Kalopun sekarang sikap orang-orang banggar itu melunak saya yakin bukan karena mereka sadar untuk mengedepankan kepentingan rakyat, tapi lebih karena sikap mokong mereka ternyata ndak direstui partai dan kurang mendapat dukungan dari internal DPR.

Sebenernya dibikin sederhana kan bisa, biarlah penegak hukum bekerja sesuai prosedur dan setiap warga negara berlakulah santun, kalo dipanggil ya nurut, karena semua orang ndak peduli latar belakangnya mempunyai derajat sama di depan hukum. Kalo memang ndak merasa salah mestinya ndak perlu takut tho? Atau jangan-jangan pada mokong waktu dipanggil karena memang merasa punya salah?

“Asu gede menang kerahe.” Lho, ada Mbah Suto.

Dengan kalem beliau duduk di antara kami, lalu nada perintah ala juragannya pun muncul, “Mbok! kopi siji, seperti biasa, kopinya sesendok penuh, gulanya sakpucuk saja.”

“Dateng-dateng ngomong asu maksudnya apa tho Mbah?” Tanya Kang Noyo.

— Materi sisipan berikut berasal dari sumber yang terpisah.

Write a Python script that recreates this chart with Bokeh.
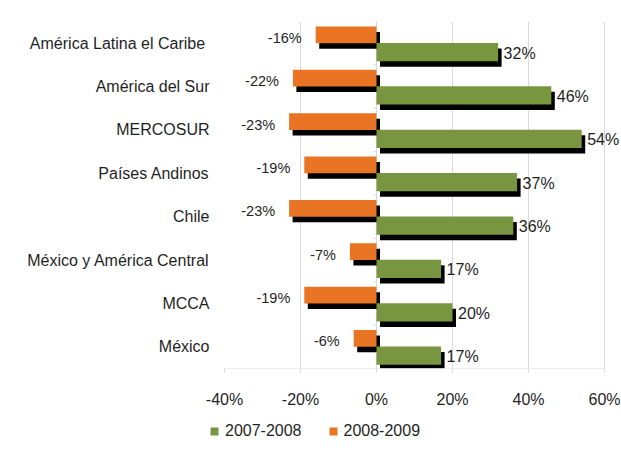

“Lha iyo, asu gede menang kerahe. Anjing itu ndak peduli salah benar, kalo dia besar ya menang kalo berantem. Ndak ada cerita anjing karena merasa salah trus ngalah waktu berantem.” Terang Mbah Suto.

“Sekarang kamu pikir sendiri, kalo cuma satu asu gede saja sudah menangan, lha ini ndak cuma asu gede, tapi asu-asu gede.” Mbah Suto ngakak.

Saya dan Kang Noyo berpandang-pandangan.

Jiyan!

11 comments on “Asu Gede Menang Kerahe

  1. yustha tt berkata:

    asu-asu gedhe kerah dewe2…
    payah!

    #stein:
    sudah kodratnya, asu rebutan balung

  2. mawi wijna berkata:

    saya yakin, mereka itu para pejabat bisa ada di posisi mereka saat ini karena mereka punya “kartu as” yang kalau diungkap posisi mereka bakal terancam dan bikin orang lain terancam pula…

    jiyan! ini memang kekuasaan yang saling tutup menutupi…

    #stein:
    kekuasaan yang diperjuangkan akan selalu seperti itu

  3. Chic berkata:

    jadi pejabat DPR = asu?
    *kesimpulan semena-mena*

    #stein:
    bukan asu mbak, tapi asu gede. dalam konteks kerahan alias berantem beberapa oknum DPR memang seperti itu, menurut saya lho ya

  4. agussupria berkata:

    obrolan di warung kopi memang menarik…

  5. nDaru berkata:

    belon tentu lho…saya itu di rumah ada beberapa asu…satu asu gedhene ora ilok,berat badannya hampir sama dengan wedhus gibas bunting, memang kelihatan kereng dan medeni bocah..tapi dia kalah kalo dikroyok sama anjing yang laen..makane nek merasa kecil..silakan golek bolo

    @mba’ chic..wah ya jangan samaken asu sama anggota DPR, saya mewakili para asu tersinggung je

    #stein:
    kalo yang kecil golek bolo trus musuh asu gede yang juga bolo-boloan kan sama saja mbak :mrgreen:

  6. chocoVanilla berkata:

    Pokoke WTS (waton suloyo) πŸ˜€

    (lhoh, nyambung gak to iki?)

    #stein:
    pokoke…

  7. budimakmur berkata:

    drama para politisi.. hmmmm

  8. ahmad berkata:

    ya,, gitulah, mereka bertransaksi saling menutupi kartu masing2…

  9. rully berkata:

    lho mas…, mesakne asu-asu kok dipitnah to?

    #stein:
    lha pancen asu kok mbak :mrgreen:

  10. […] Wis pokoknya[tm] saya ndak bisa kurban karena nganu. […]

  11. syariefuddien berkata:

    asu ya anjing, anjing ya segawon, segawon ya sego awon, sego awon ya ora berkah.